The Rise and Fall of Nations by Ruchir Sharma
Ruchir Sharma a senior analyst at Morgan Stanley is known for his macroeconomic insights. His first book Breakout Nations was a bestseller, and provided a deep analysis of emerging across the world. He is now out with his second book The Rise and Fall of Nations in which he presents an analysis of various forces that shape progress in the post-crisis world. The book has ten chapters each exploring one aspect that helps to characterize progress a country has made. At the end of each chapter he provides a set of variables economic or otherwise, and a judgement heuristic associated with them. The book serves as an excellent introduction to the global economy, and the enterprising reader may even conduct their own analyses based Sharma’s insights as lot the data he uses is freely accessible through the websites various organizations.

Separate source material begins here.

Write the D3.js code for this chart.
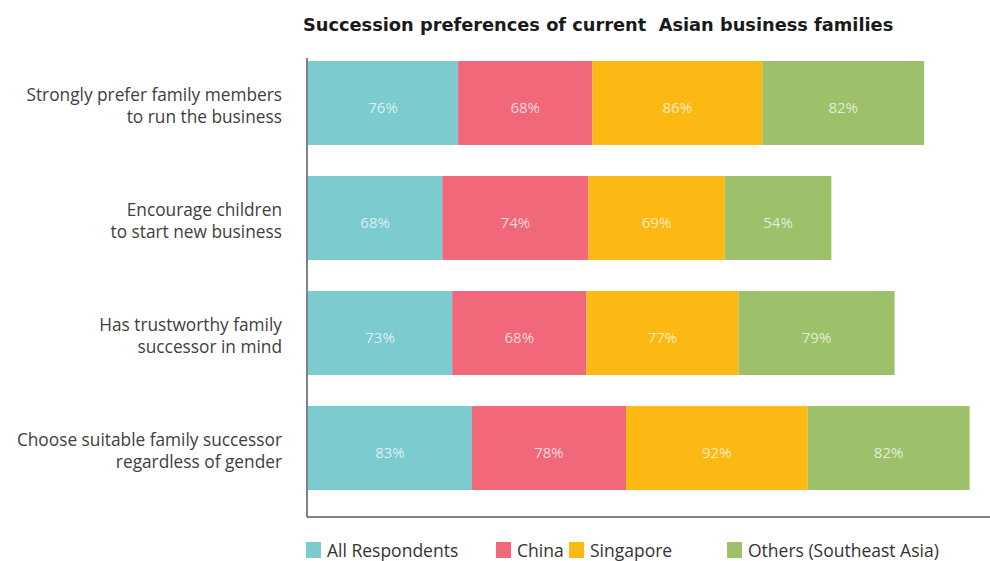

Arrow’s Impossibility Theorem by Amartya Sen and Eric Maskin
This is short book based on the Arrow lectures held at Columbia University. The lectures discussed in the book were delivered by economists Amartya Sen and Eric Maskin both of whom have won the Nobel Prize. The book discusses Arrow’s impossibility theorem and its consequences. It also discusses some extensions to the theorem that help develop techniques to improve social outcomes. Most of the book is highly accessible, and offers an eye opening insight into the workings of democratic societies, though the last chapter gets technical using concepts from measure theory to prove how the majority rule is stronger than any other rule in other words if one can find a rule that satisfies certain axioms (or rules) it can be shown that the majority rule satisfies them too. It is recommended for those, who are genuinely interested in the social sciences as it can be a bit formal in some places.
Persepolis by Marjane Satrapi
Persepolis is a memoir of the author Marjane Satrapi in which she describes her life as she grew up during Islamic Revolution in Iran, her experiences during the Iran-Iraq War when she had close brushes with death, her time in Austria where she experienced a very different life and finally her return to Iran. The book is full of interesting anecdotes as she makes her way through an Iran, which is becoming increasingly conservative, and the cultural shock she faces in Austria. The book is a graphic novel beautifully illustrated by Satrapi herself. Today, Satrapi lives in Paris, and writes for The New Yorker among other publications. I highly recommend this book to anyone and everyone. Read it before you get too old!